B. UNE PROTECTION DES ENTREPRISES FRANÇAISES À RENFORCER

Il a été souligné à plusieurs reprises au cours des auditions que l'absence de confidentialité des avis juridiques rendus au sein de l'entreprise constituait aujourd'hui un véritable désavantage compétitif pour le droit français et les juristes d'entreprise.

En effet, si les salariés d'une société sont tenus au respect du secret professionnel, celui-ci n'est pas opposable aux investigations judiciaires. Seule la confidentialité des échanges entre une entreprise et son avocat est garantie. Les juristes d'entreprise, dont la profession est pourtant de conseiller leur employeur pour toute question d'ordre juridique, n'en bénéficient pas et sont traités, de ce point de vue, comme n'importe quel autre salarié.

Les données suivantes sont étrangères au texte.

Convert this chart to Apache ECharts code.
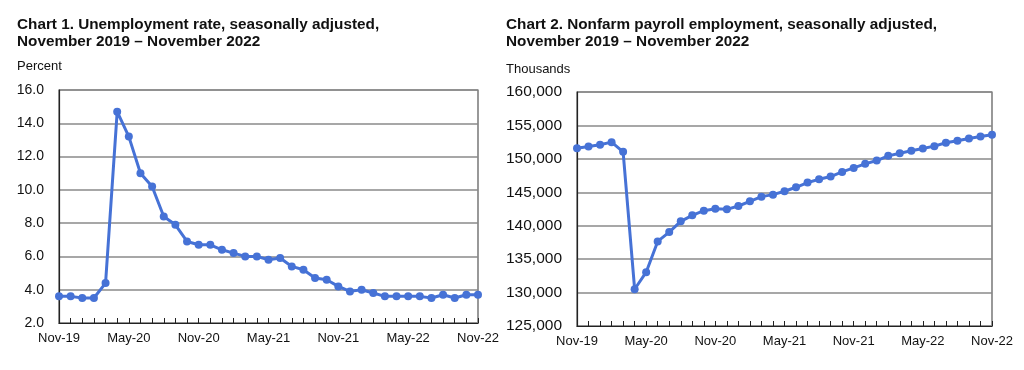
<!DOCTYPE html>
<html>
<head>
<meta charset="utf-8">
<script src="https://cdn.jsdelivr.net/npm/echarts@6/dist/echarts.min.js"></script>
<style>
html,body{margin:0;padding:0;background:#fff;}
#c{width:1024px;height:370px;}
</style>
</head>
<body>
<div id="c"></div>
<script>
const months = ['Nov-19','Dec-19','Jan-20','Feb-20','Mar-20','Apr-20','May-20','Jun-20','Jul-20','Aug-20','Sep-20','Oct-20',
  'Nov-20','Dec-20','Jan-21','Feb-21','Mar-21','Apr-21','May-21','Jun-21','Jul-21','Aug-21','Sep-21','Oct-21',
  'Nov-21','Dec-21','Jan-22','Feb-22','Mar-22','Apr-22','May-22','Jun-22','Jul-22','Aug-22','Sep-22','Oct-22','Nov-22'];
const unemploymentRate = [3.6,3.6,3.5,3.5,4.4,14.7,13.2,11.0,10.2,8.4,7.9,6.9,
  6.7,6.7,6.4,6.2,6.0,6.0,5.8,5.9,5.4,5.2,4.7,4.6,
  4.2,3.9,4.0,3.8,3.6,3.6,3.6,3.6,3.5,3.7,3.5,3.7,3.7];
const payrollEmployment = [151600,151850,152100,152500,151050,130500,133050,137650,139050,140650,141550,142250,
  142550,142450,142950,143650,144350,144650,145150,145750,146450,146950,147350,148050,
  148650,149250,149750,150450,150850,151200,151550,151900,152400,152700,153050,153350,153600];
const title1 = 'Chart 1. Unemployment rate, seasonally adjusted,\nNovember 2019 \u2013 November 2022';
const title2 = 'Chart 2. Nonfarm payroll employment, seasonally adjusted,\nNovember 2019 \u2013 November 2022';
const unit1 = 'Percent';
const unit2 = 'Thousands';

const FONT = '"Liberation Sans", Arial, sans-serif';
const BLUE = '#4672d6';
const chart = echarts.init(document.getElementById('c'), null, {renderer:'canvas'});

function xAxis(gi){
  return {
    type:'category', gridIndex:gi, data:months, boundaryGap:false,
    axisLine:{lineStyle:{color:'#222', width:1.2}},
    axisTick:{show:true, inside:true, length:5, interval:0, lineStyle:{color:'#222'}},
    axisLabel:{interval:5, color:'#111', fontSize:13, fontFamily:FONT, margin:9},
    splitLine:{show:false}
  };
}
function yAxis(gi, min, max, step, fmt, fs){
  return {
    type:'value', gridIndex:gi, min:min, max:max, interval:step,
    axisLine:{show:true, lineStyle:{color:'#222', width:1.2}},
    axisTick:{show:false},
    axisLabel:{color:'#111', fontSize:fs, fontFamily:FONT, margin:15, formatter:fmt},
    splitLine:{show:true, lineStyle:{color:'#8a8a8a', width:1.5}}
  };
}
function series(gi, data){
  return {
    type:'line', xAxisIndex:gi, yAxisIndex:gi, data:data,
    symbol:'circle', symbolSize:8, showSymbol:true, showAllSymbol:true,
    lineStyle:{color:BLUE, width:3}, itemStyle:{color:BLUE},
    animation:false
  };
}

const titleStyle = {fontFamily:FONT, fontSize:15.3, fontWeight:'bold', color:'#111', lineHeight:17};
const unitStyle = {fontFamily:FONT, fontSize:13, fontWeight:'normal', color:'#111'};
chart.setOption({
  animation:false,
  title:[
    {text:title1, left:17, top:16, padding:0, textStyle:titleStyle},
    {text:unit1, left:17, top:60, padding:0, textStyle:unitStyle},
    {text:title2, left:506, top:16, padding:0, textStyle:titleStyle},
    {text:unit2, left:506, top:63, padding:0, textStyle:unitStyle}
  ],
  grid:[
    {left:59, top:90, width:419, height:233, show:true, borderColor:'#555', borderWidth:1.2, backgroundColor:'transparent'},
    {left:577, top:92, width:415, height:234, show:true, borderColor:'#555', borderWidth:1.2, backgroundColor:'transparent'}
  ],
  xAxis:[xAxis(0), xAxis(1)],
  yAxis:[
    yAxis(0, 2, 16, 2, v => v.toFixed(1), 14),
    yAxis(1, 125000, 160000, 5000, v => v.toLocaleString('en-US'), 15.5)
  ],
  series:[series(0, unemploymentRate), series(1, payrollEmployment)]
});
</script>
</body>
</html>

Or, dans d'autres pays, leurs homologues se sont vus reconnaître le bénéfice d'un « privilège légal » ( legal privilege ), qui permet d'assurer la confidentialité de leurs échanges avec leur employeur et de l'opposer aux investigations judiciaires ou à certaines procédures civiles d'obtention de preuves, comme la procédure américaine de discovery 5 ( * ) . Cette confidentialité trouve sa source soit, comme en Belgique, dans le statut propre des juristes d'entreprise, soit dans leur qualité d'avocat ( lawyer aux États-Unis ou sollicitor au Royaume-Uni), qui n'est pas jugé incompatible avec le fait qu'ils soient uniquement salariés de l'entreprise.

La difficulté naît de la confrontation des systèmes juridiques, lorsqu'un juge américain autorise l'engagement d'une procédure de discovery contre une entreprise française et que celle-ci ne peut opposer la confidentialité, au regard du droit français, des échanges qu'elle a eu avec ses juristes. Cette entreprise est donc désavantagée du point de vue du droit étranger par rapport à ses concurrentes.

Or, les grands groupes internationaux tirent les conséquences de ce désavantage en délocalisant leur service juridique dans un État qui confère aux intéressés un privilège de confidentialité ou en nommant en qualité de juristes d'entreprise des professionnels étrangers, avocats d'un autre droit que le droit français, qui peuvent faire bénéficier de ce privilège.

Il existe certes dans notre droit une loi dite de « blocage » qui réprime pénalement le fait de tenter d'obtenir, en vue de constituer des preuves dans le cadre d'une procédure administrative ou judiciaire, des documents ou des renseignements économiques, par d'autres voies que celles reconnues par les traités internationaux ou celles applicables en France 6 ( * ) . Mais, outre qu'elle est peu appliquée et parfois écartée par les juridictions étrangères, elle n'apporte aucune protection particulière aux documents et avis des juristes d'entreprise sollicités selon une procédure conforme à ce qu'exige les traités internationaux ou la réglementation française.


* 5 La procédure de discovery est une procédure d'investigation ou d'instruction préalable à un procès civil ou commercial conduite à la demande d'une des parties, le cas échéant sous habilitation judiciaire, pour constituer les preuves requises en vue de la tenue du procès, en puisant si nécessaire dans les documents détenus par l'autre partie.

* 6 Loi n° 68-678 du 26 juillet 1968 relative à la communication de documents et renseignements d'ordre économique, commercial, industriel, financier ou technique à des personnes physiques ou morales étrangères.